Son Tim, an award‐winning apprentice in the 1990s who toured the US butchery industry before returning to Hahndorf, now runs the business with the assistance of four other staff. As recently as 2012, Tim travelled extensively around Munich in Southern Germany to observe traditional sausage‐making techniques. At home, he has developed a 200ha cattle and sheep property at Mt Torrens to further streamline business operations. On most working days Max still lends a vital hand with the business, but without the long hours and heavy responsibility he shouldered before his semi‐retirement.
When Max and Jan opened their shop at 78 Main Street it was a homecoming of sorts for Jan. She grew up at 117 Main Street with sister Marilyn and parents Richard Hardy and Winifred (nee Newbery) Butler. Hardy and his brother Oliver were timber millers on the corner of Main Street and Ambleside Road – almost directly opposite Jan’s childhood home.
When Jan married a Noske she knew it was likely to involve a future in the butchery industry. Jan was happy to work in the shop with Max, while her mother regularly looked after the children as required until she died in a car accident in 1968. Jan of necessity then had to spend much more time at home caring for the children, but she still kept many of the butchery accounts in order and helped in the shop when she could.
Max’s grandfather, Gottfried Gustav Noske, emigrated, aged three, with his parents Samuel and Anna Noske from Nekla Hauland in the province of Posen, Prussia, in 1847. The many Noskes/Nuskes who emigrated to South Australia at that time were old Lutherans, living the harsh life of tenant farmers in Posen. A series of failed harvests, heavy rents and meddling by the King of Prussia who was attempting to merge their beloved Lutheran Church with the Reformed Church, led to the move to Australia. Samuel and Anna Noske emigrated, along with hundreds of others from Posen in the 1840s and 50s. After World War 1, Posen reverted to Polish territory and its Polish name, Poznan. Eventually, grandfather Gustav Noske established a butchery in Lyndoch (see picture). In time, his son Edwin, Max’s father, with several of his own sons, ran a butchery in Lobethal. The family say that Oscar, the only son who didn’t become a butcher, was also good with his hands - he made cricket bats favoured by Sir Donald Bradman and other keen cricketers in Lobethal’s cricket bat factory.
Striking out for himself, Edwin’s son, Herb, decided that his own butchery would open in Hahndorf, with Edwin’s youngest son, Max, employed as an apprentice. Besides excelling in his trade, Max also became well skilled in associating with his many customers in the shop and while doing home rounds in the shop’s butcher’s van.

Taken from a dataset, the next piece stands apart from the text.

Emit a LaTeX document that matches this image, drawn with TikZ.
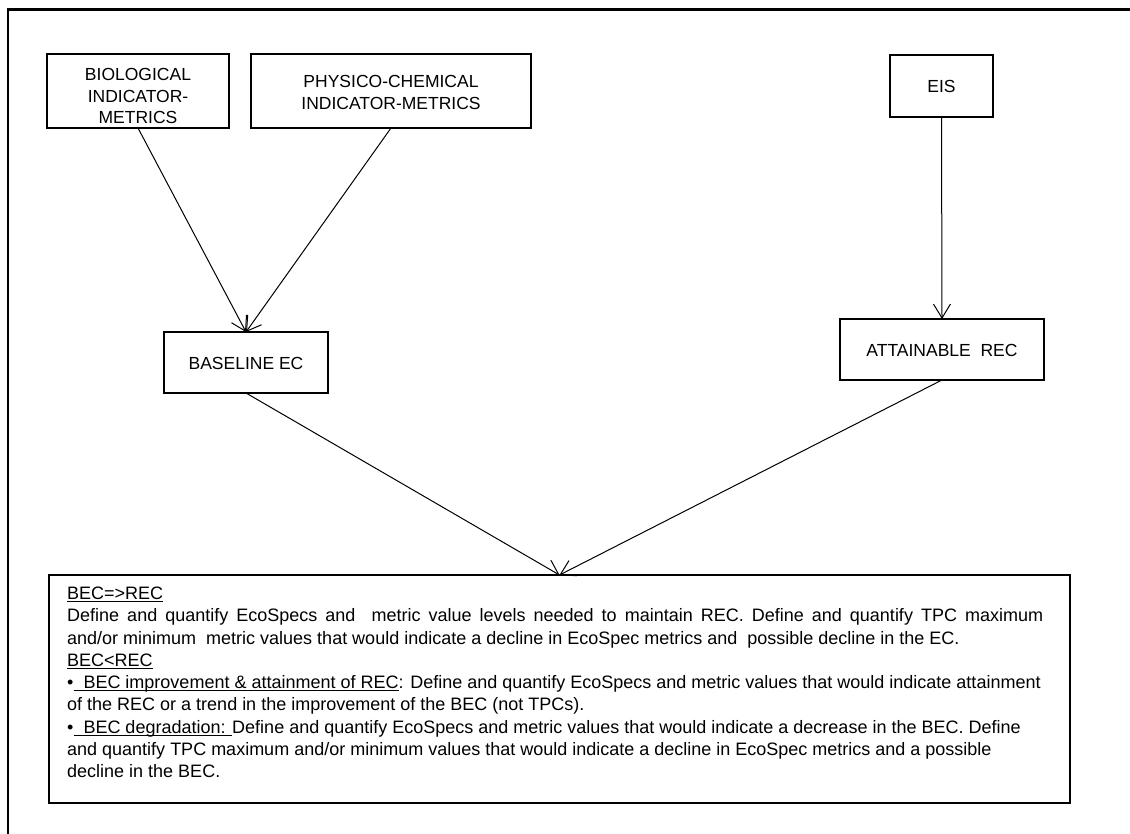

Today, the fresh meat cuts at Max Noske and Son Country Meats still reflect the rural background of the family - healthy portions and quality produce, sourced mostly from the local area. Manufactured small goods specialities such as mettwurst, pepperoni, black and white pudding, pork belly and back strap, originate from family recipes handed down from the Noskes’ German/Polish heritage in Europe.
Max and Jan - now joined by their son, Tim - have remained loyal contributors to the local community - providing meat and especially delicious sausages for Hahndorf’s fund‐raising events, as well as donating time and effort towards many community functions.
Max has said that he hopes the business continues in some form so that the community can benefit from many more generations of Noske Butchers.